Python Interview Questions
Question: Explain the difference between a list and a tuple in Python.
Answer:
- List: A list is a mutable, ordered collection of elements enclosed in square brackets ([]). Elements can be added, removed, or modified after creation.
- Tuple: A tuple is an immutable, ordered collection of elements enclosed in parentheses (()). Once created, the elements of a tuple cannot be changed.
Question: What is the purpose of Python’s lambda function? Provide an example.
Answer: A lambda function in Python is a small anonymous function defined with the lambda keyword. It is useful for creating quick, throwaway functions without the need to define a proper function using def. Here’s an example of a lambda function that adds two numbers:
add = lambda x, y: x + y result = add(3, 5)
print(result) # Output: 8
Question: Explain the concept of a Python generator and how it differs from a regular function.
Answer: A Python generator is a function that allows you to declare a function that behaves like an iterator. It produces a sequence of values lazily, one at a time, rather than computing and storing all values at once like a regular function. Generators are memory-efficient and are created using the yield keyword.
Question: What is the purpose of the __init__ method in Python classes?
Answer: The __init__ method (constructor) in Python classes is used to initialize the object’s initial state. It is automatically called when a new instance of the class is created. You can use __init__ to set up attributes or perform any necessary actions when an object is created.

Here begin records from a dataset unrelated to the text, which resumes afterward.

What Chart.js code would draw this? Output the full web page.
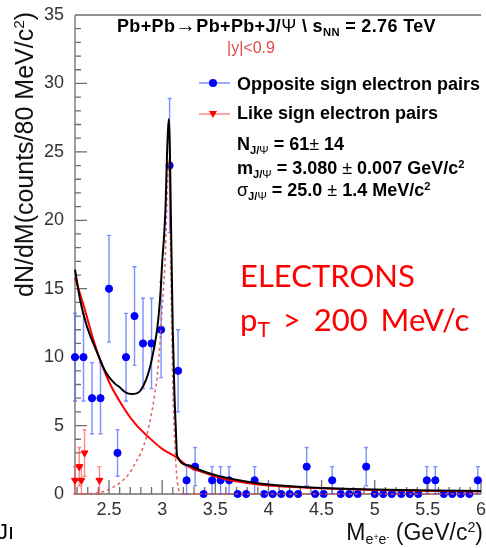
<!DOCTYPE html>
<html>
<head>
<meta charset="utf-8">
<title>J/psi in Pb+Pb UPC</title>
<script src="https://cdn.jsdelivr.net/npm/chart.js@4.4.0/dist/chart.umd.min.js"></script>
<style>
  body { margin: 0; background: #fff; }
  #wrap { position: relative; width: 486px; height: 548px; overflow: hidden; background: #fff; }
  #wrap canvas { position: absolute; left: 0; top: 0; }
  .txt { position: absolute; white-space: nowrap; font-family: "Liberation Sans", Arial, sans-serif; line-height: 1; color: #000; }
  .b { font-weight: bold; font-size: 18px; }
  .sub { font-size: 0.62em; position: relative; top: 0.35em; }
  .sup { font-size: 0.62em; position: relative; top: -0.55em; }
  .thin { font-weight: normal; }
  .big { color: #ff0000; font-family: Lato, "Open Sans", sans-serif; font-size: 31px; }
</style>
</head>
<body>
<div id="wrap">
  <canvas id="jpsi-chart" width="486" height="548"></canvas>

  <div class="txt b" style="left:117px;top:15px;letter-spacing:0.35px">Pb+Pb<span style="font-size:1.15em">→</span>Pb+Pb+J/<span class="thin">Ψ</span> \ s<span class="sub">NN</span> = 2.76 TeV</div>
  <div class="txt" style="left:227px;top:39.5px;font-size:16px;color:#e04848">|y|&lt;0.9</div>

  <div class="txt b" style="left:237px;top:75px">Opposite sign electron pairs</div>
  <div class="txt b" style="left:237px;top:104px">Like sign electron pairs</div>
  <div class="txt b" style="left:237px;top:135px">N<span class="sub">J/<span class="thin">Ψ</span></span> = 61<span class="thin">±</span> 14</div>
  <div class="txt b" style="left:237px;top:159px">m<span class="sub">J/<span class="thin">Ψ</span></span> = 3.080<span class="thin"> ± </span>0.007 GeV/c<span class="sup">2</span></div>
  <div class="txt b" style="left:237px;top:181px"><span class="thin">σ</span><span class="sub">J/<span class="thin">Ψ</span></span> = 25.0<span class="thin"> ± </span>1.4 MeV/c<span class="sup">2</span></div>

  <div class="txt big" style="left:240px;top:259.5px">ELECTRONS</div>
  <div class="txt big" style="left:240px;top:303.5px;word-spacing:5px">p<span class="sub" style="font-size:0.68em;top:0.3em">T</span> &gt; 200 MeV/c</div>

  <div class="txt" style="left:12px;top:297px;font-size:25px;color:#111;transform-origin:0 0;transform:rotate(-90deg)">dN/dM(counts/80 MeV/c<span class="sup">2</span>)</div>
  <div class="txt" style="right:3px;top:520.5px;font-size:23px;color:#111">M<span class="sub">e<span class="sup">+</span>e<span class="sup">-</span></span> (GeV/c<span class="sup">2</span>)</div>

  <div class="txt" style="left:-3px;top:521px;font-size:22px">Jı</div>
</div>

<script>
// opposite sign e+e- pairs, 80 MeV bins
const massBins = [2.18, 2.26, 2.34, 2.42, 2.50, 2.58, 2.66, 2.74, 2.82, 2.90, 2.99, 3.07, 3.15, 3.23, 3.31, 3.39,
  3.47, 3.55, 3.63, 3.71, 3.79, 3.87, 3.96, 4.04, 4.12, 4.20, 4.28, 4.36, 4.44, 4.52, 4.60, 4.68,
  4.76, 4.84, 4.92, 5.00, 5.08, 5.16, 5.25, 5.33, 5.41, 5.49, 5.57, 5.65, 5.73, 5.81, 5.89, 5.97];
const oppositeCounts = [10, 10, 7, 7, 15, 3, 10, 13, 11, 11, 12, 24, 9, 1, 2, 0,
  1, 1, 1, 0, 0, 1, 0, 0, 0, 0, 0, 2, 0, 0, 1, 0,
  0, 0, 2, 0, 0, 0, 0, 0, 0, 1, 1, 0, 0, 0, 0, 1];
const oppositeErrors = [3.2, 3.2, 2.6, 2.6, 3.9, 1.7, 3.2, 3.6, 3.3, 3.3, 3.5, 4.9, 3.0, 1.0, 1.4, 0,
  1.0, 1.0, 1.0, 0, 0, 1.0, 0, 0, 0, 0, 0, 1.4, 0, 0, 1.0, 0,
  0, 0, 1.4, 0, 0, 0, 0, 0, 0, 1.0, 1.0, 0, 0, 0, 0, 1.0];

// like sign pairs
const likeMass = [2.18, 2.22, 2.24, 2.27, 2.41];
const likeCounts = [1, 2, 1, 3, 1];
const likeErrors = [1.0, 1.4, 1.0, 1.7, 1.0];

// total fit (black)
const fitMass = [2.18, 2.23, 2.29, 2.38, 2.47, 2.55, 2.60, 2.66, 2.71, 2.76, 2.80, 2.846, 2.88, 2.907, 2.93,
  2.954, 2.97, 2.986, 3.00, 3.016, 3.032, 3.045, 3.055, 3.063, 3.072, 3.08, 3.09, 3.10, 3.115, 3.13,
  3.14, 3.25, 3.31, 3.45, 3.59, 3.80, 4.00, 4.40, 5.00, 5.50, 6.00];
const fitTotal = [16.4, 14.1, 12.3, 10.5, 8.9, 8.1, 7.8, 7.4, 7.3, 7.35, 7.6, 8.3, 9.1, 10.0, 10.9,
  12.1, 13.3, 14.9, 16.9, 18.6, 21.0, 24.6, 26.6, 27.4, 25.5, 21.5, 16.5, 12.0, 7.5, 4.5,
  2.8, 2.1, 1.9, 1.5, 1.2, 0.9, 0.7, 0.48, 0.32, 0.25, 0.22];

// background (red solid)
const bgMass = [2.18, 2.26, 2.38, 2.50, 2.63, 2.75, 2.88, 3.00, 3.14, 3.25, 3.40, 3.59, 3.80, 4.00, 4.50, 5.00, 5.50, 6.00];
const bgValues = [15.8, 13.8, 10.6, 8.2, 6.4, 5.1, 4.1, 3.3, 2.65, 2.0, 1.55, 1.1, 0.8, 0.62, 0.42, 0.3, 0.23, 0.18];

// J/psi signal (red dashed)
const sigMass = [2.26, 2.41, 2.50, 2.60, 2.70, 2.75, 2.80, 2.846, 2.88, 2.907, 2.93, 2.954, 2.97, 2.986,
  3.00, 3.016, 3.032, 3.045, 3.055, 3.065, 3.072, 3.079, 3.10, 3.125, 3.156, 3.20, 6.00];
const sigValues = [0, 0.1, 0.35, 0.8, 1.6, 2.3, 3.0, 4.0, 5.1, 6.2, 7.3, 8.6, 10.0, 11.8,
  13.6, 15.4, 17.9, 21.5, 23.5, 24.5, 22.0, 17.9, 8.1, 2.8, 0.3, 0, 0];

const xMajorTicks = [2.5, 3, 3.5, 4, 4.5, 5, 5.5, 6];
const yMajorTicks = [0, 5, 10, 15, 20, 25, 30, 35];

const toPoints = (xs, ys) => xs.map((x, i) => ({ x: x, y: ys[i] }));
const isMajor = (v, list) => list.some(m => Math.abs(m - v) < 1e-6);

// ROOT style frame + inward ticks
const rootAxes = {
  id: "rootAxes",
  beforeDatasetsDraw(chart) {
    const { ctx, chartArea: a, scales: { x, y } } = chart;
    ctx.save();
    ctx.strokeStyle = "#6e6e6e";
    ctx.lineWidth = 1.3;
    ctx.beginPath();
    ctx.moveTo(a.left, a.top);
    ctx.lineTo(a.right, a.top);
    ctx.moveTo(a.left, a.top);
    ctx.lineTo(a.left, a.bottom);
    ctx.lineTo(a.right, a.bottom);
    x.ticks.forEach(t => {
      const px = x.getPixelForValue(t.value);
      const len = isMajor(t.value, xMajorTicks) ? 14 : 7;
      ctx.moveTo(px, a.bottom);
      ctx.lineTo(px, a.bottom - len);
    });
    y.ticks.forEach(t => {
      const py = y.getPixelForValue(t.value);
      const len = isMajor(t.value, yMajorTicks) ? 12 : 6;
      ctx.moveTo(a.left, py);
      ctx.lineTo(a.left + len, py);
    });
    ctx.stroke();
    ctx.restore();
  }
};

// vertical error bars with small caps
const errorBars = {
  id: "errorBars",
  beforeDatasetsDraw(chart) {
    const { ctx, scales: { x, y } } = chart;
    chart.data.datasets.forEach(ds => {
      if (!ds.yErr) return;
      ctx.save();
      ctx.strokeStyle = ds.errColor;
      ctx.lineWidth = 1.4;
      ds.data.forEach((p, k) => {
        const e = ds.yErr[k];
        if (!e) return;
        const px = x.getPixelForValue(p.x);
        const top = y.getPixelForValue(p.y + e);
        const bot = y.getPixelForValue(Math.max(0, p.y - e));
        ctx.beginPath();
        ctx.moveTo(px, top);
        ctx.lineTo(px, bot);
        ctx.moveTo(px - 2, top);
        ctx.lineTo(px + 2, top);
        ctx.moveTo(px - 2, bot);
        ctx.lineTo(px + 2, bot);
        ctx.stroke();
      });
      ctx.restore();
    });
  }
};

// legend symbols next to the html legend text
const legendMarks = {
  id: "legendMarks",
  afterDraw(chart) {
    const c = chart.ctx;
    [{ y: 83, ds: 3 }, { y: 114, ds: 4 }].forEach(row => {
      const ds = chart.data.datasets[row.ds];
      c.save();
      c.strokeStyle = ds.errColor;
      c.lineWidth = 1.5;
      c.beginPath();
      c.moveTo(199, row.y);
      c.lineTo(230, row.y);
      c.stroke();
      c.fillStyle = ds.backgroundColor;
      c.beginPath();
      if (ds.pointStyle === "triangle") {
        c.moveTo(213 - 4, row.y - 3);
        c.lineTo(213 + 4, row.y - 3);
        c.lineTo(213, row.y + 4);
        c.closePath();
      } else {
        c.arc(213, row.y, 4, 0, Math.PI * 2);
      }
      c.fill();
      c.restore();
    });
  }
};

const ctx = document.getElementById("jpsi-chart");

new Chart(ctx, {
  type: "scatter",
  data: {
    datasets: [
      {
        label: "Fit",
        data: toPoints(fitMass, fitTotal),
        showLine: true,
        borderColor: "#000000",
        borderWidth: 2,
        pointRadius: 0,
        cubicInterpolationMode: "monotone",
      },
      {
        label: "Background",
        data: toPoints(bgMass, bgValues),
        showLine: true,
        borderColor: "#ff0000",
        borderWidth: 2,
        pointRadius: 0,
        cubicInterpolationMode: "monotone",
      },
      {
        label: "Signal",
        data: toPoints(sigMass, sigValues),
        showLine: true,
        borderColor: "rgba(225, 80, 80, 0.9)",
        borderWidth: 1.5,
        borderDash: [3, 3],
        pointRadius: 0,
        cubicInterpolationMode: "monotone",
      },
      {
        label: "Opposite sign electron pairs",
        data: toPoints(massBins, oppositeCounts),
        backgroundColor: "#0000ff",
        borderColor: "#0000ff",
        borderWidth: 1,
        pointRadius: 3.6,
        yErr: oppositeErrors,
        errColor: "rgba(70, 95, 255, 0.7)",
      },
      {
        label: "Like sign electron pairs",
        data: toPoints(likeMass, likeCounts),
        pointStyle: "triangle",
        rotation: 180,
        backgroundColor: "#ff0000",
        borderColor: "#ff0000",
        borderWidth: 1,
        pointRadius: 4,
        yErr: likeErrors,
        errColor: "rgba(255, 70, 70, 0.65)",
      },
    ],
  },
  options: {
    responsive: false,
    animation: false,
    devicePixelRatio: 1,
    clip: false,
    layout: { padding: { top: 15, left: 0, right: 0, bottom: 0 } },
    plugins: { legend: { display: false }, tooltip: { enabled: false } },
    scales: {
      x: {
        type: "linear",
        min: 2.18,
        max: 6.0,
        grid: { display: false },
        border: { display: false },
        ticks: {
          stepSize: 0.1,
          includeBounds: false,
          autoSkip: false,
          maxRotation: 0,
          padding: -3,
          color: "#333",
          font: { family: "Liberation Sans", size: 18 },
          callback: v => (isMajor(v, xMajorTicks) ? String(Math.round(v * 10) / 10) : ""),
        },
        afterFit(scale) {
          scale.height = 54;
          scale.paddingLeft = 0;
          scale.paddingRight = 0;
        },
      },
      y: {
        min: 0,
        max: 35,
        grid: { display: false },
        border: { display: false },
        ticks: {
          stepSize: 1,
          autoSkip: false,
          padding: 3,
          color: "#333",
          font: { family: "Liberation Sans", size: 18 },
          callback: v => (isMajor(v, yMajorTicks) ? String(Math.round(v)) : ""),
        },
        afterFit(scale) {
          scale.width = 75;
          scale.paddingTop = 0;
          scale.paddingBottom = 0;
        },
      },
    },
  },
  plugins: [rootAxes, errorBars, legendMarks],
});
</script>
</body>
</html>
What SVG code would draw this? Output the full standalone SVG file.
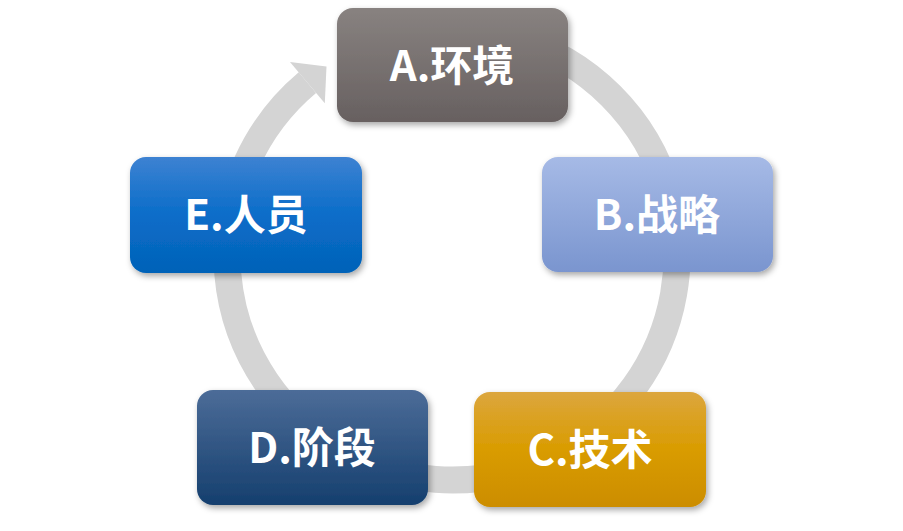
<svg xmlns="http://www.w3.org/2000/svg" width="903" height="531" viewBox="0 0 903 531">
<defs>
<linearGradient id="gA" x1="0" y1="0" x2="0" y2="1"><stop offset="0" stop-color="#888280"/><stop offset="1" stop-color="#676060"/></linearGradient>
<linearGradient id="gB" x1="0" y1="0" x2="0" y2="1"><stop offset="0" stop-color="#a6bae6"/><stop offset="1" stop-color="#7a95cf"/></linearGradient>
<linearGradient id="gC" x1="0" y1="0" x2="0" y2="1"><stop offset="0" stop-color="#dca63e"/><stop offset="0.5" stop-color="#d99c00"/><stop offset="1" stop-color="#cc8d00"/></linearGradient>
<linearGradient id="gD" x1="0" y1="0" x2="0" y2="1"><stop offset="0" stop-color="#4c6c98"/><stop offset="1" stop-color="#153f6e"/></linearGradient>
<linearGradient id="gE" x1="0" y1="0" x2="0" y2="1"><stop offset="0" stop-color="#3d82d2"/><stop offset="0.5" stop-color="#0a6dc9"/><stop offset="1" stop-color="#0362b8"/></linearGradient>
<filter id="sh" x="-10%" y="-10%" width="125%" height="130%"><feDropShadow dx="2" dy="3" stdDeviation="3" flood-color="#000" flood-opacity="0.35"/></filter>
</defs>
<style>
.box{filter:url(#sh)}
.t{font-family:"Noto Sans CJK SC","Liberation Sans",sans-serif;font-weight:bold;font-size:42px;fill:#fff;text-anchor:middle}
.ring{fill:none;stroke:#d4d4d4;stroke-width:27}
</style>
<g id="connectors">
<path class="ring" d="M412.9 33.4 A225 225 0 1 1 307.4 82.6"/>
<polygon fill="#d4d4d4" points="290,62 326.5,66.5 324.8,103.3"/>
</g>
<g id="nodeA"><rect class="box" x="337" y="8" width="231" height="114" rx="16" fill="url(#gA)"/><text class="t" x="452" y="81">A.环境</text></g>
<g id="nodeB"><rect class="box" x="542" y="157" width="231" height="115" rx="16" fill="url(#gB)"/><text class="t" x="657" y="230">B.战略</text></g>
<g id="nodeC"><rect class="box" x="474" y="392" width="232" height="115" rx="16" fill="url(#gC)"/><text class="t" x="590" y="465">C.技术</text></g>
<g id="nodeD"><rect class="box" x="197" y="390" width="231" height="115" rx="16" fill="url(#gD)"/><text class="t" x="312" y="463">D.阶段</text></g>
<g id="nodeE"><rect class="box" x="130" y="157" width="232" height="116" rx="16" fill="url(#gE)"/><text class="t" x="246" y="230">E.人员</text></g>
</svg>
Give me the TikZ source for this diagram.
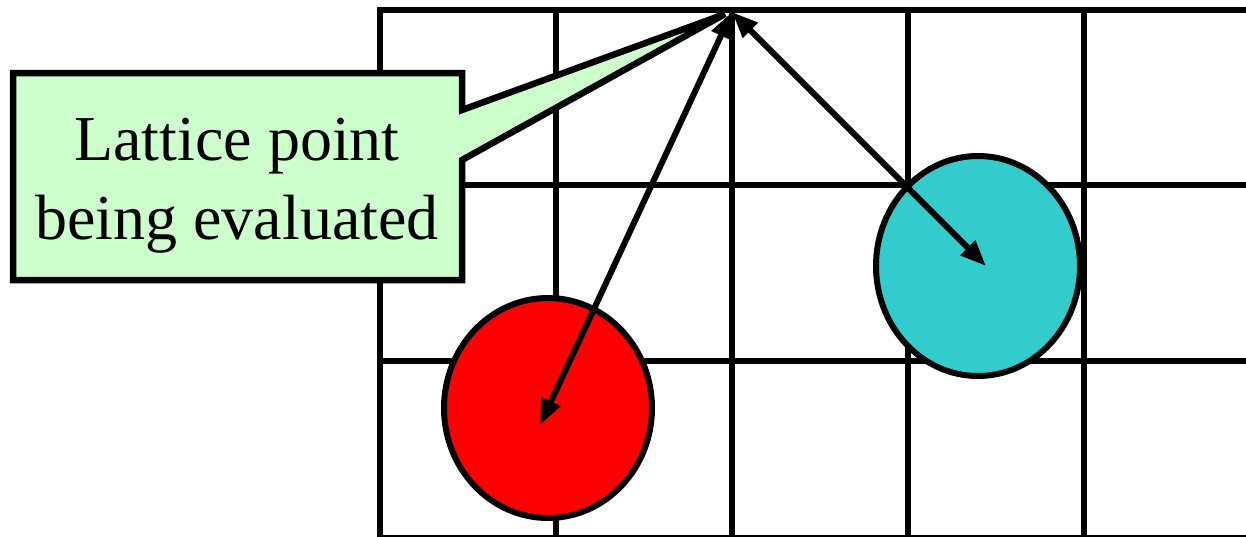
\documentclass[tikz,border=0pt]{standalone}
\usepackage{fontspec}
\setmainfont{Liberation Serif}
\usetikzlibrary{arrows.meta,shapes.geometric}
\definecolor{callgreen}{HTML}{CCFFCC}
\definecolor{ballcyan}{HTML}{33CCCC}
\definecolor{ballred}{HTML}{FF0000}
\begin{document}
\begin{tikzpicture}[x=1pt,y=-1pt,
  gridline/.style={line width=6pt},
  ball/.style={draw=black,line width=6pt,ellipse,inner sep=0pt,outer sep=0pt},
  callout/.style={draw=black,fill=callgreen,line width=6.5pt,line join=miter},
  dblarrow/.style={line width=6pt,{Triangle[length=26pt,width=20pt]}-{Triangle[length=26pt,width=20pt]}},
  labeltext/.style={font=\fontsize{64}{79}\selectfont,align=center,inner sep=0pt}]
\useasboundingbox (0,0) rectangle (1246,536);
% grid
\foreach \x in {380,556,732,908,1084}
  \draw[gridline] (\x,10) -- (\x,540);
\foreach \y in {10,185,361,538}
  \draw[gridline] (377,\y) -- (1250,\y);
% balls
\node[ball,fill=ballred,minimum width=208pt,minimum height=220pt] (redball) at (548,408) {};
\node[ball,fill=ballcyan,minimum width=204pt,minimum height=220pt] (cyanball) at (978,266) {};
% callout
\draw[callout] (13,73) -- (462,73) -- (462,110) -- (725,14) -- (462,160) -- (462,280) -- (13,280) -- cycle;
\node[labeltext] (label) at (237,186) {Lattice point\\being evaluated};
% points
\coordinate (lp) at (732,12);
\coordinate (redc) at (540,425);
\coordinate (cyanc) at (986,266);
\draw[dblarrow] (lp) -- (redc);
\draw[dblarrow] (lp) -- (cyanc);
\end{tikzpicture}
\end{document}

Technical Interview Questions
Que: What is Random Forest?
Que: What is the AUC-ROC Curve?
Que: Explain your projects.
Que: Write a code to find the Prime number.
Que: How do you handle missing data if the ratio is 50%?
Que: What is your core competency?
Que: Logistic regression assumptions
Conclusion
In conclusion, preparing for a data science or analytics interview at DBS Bank involves understanding key concepts, demonstrating hands-on experience with tools like Python, SQL, and machine learning libraries, and showcasing problem-solving skills. We hope these questions and answers provide valuable insights to help you ace your interview and embark on an exciting journey in the world of data-driven banking at DBS Bank! Good luck!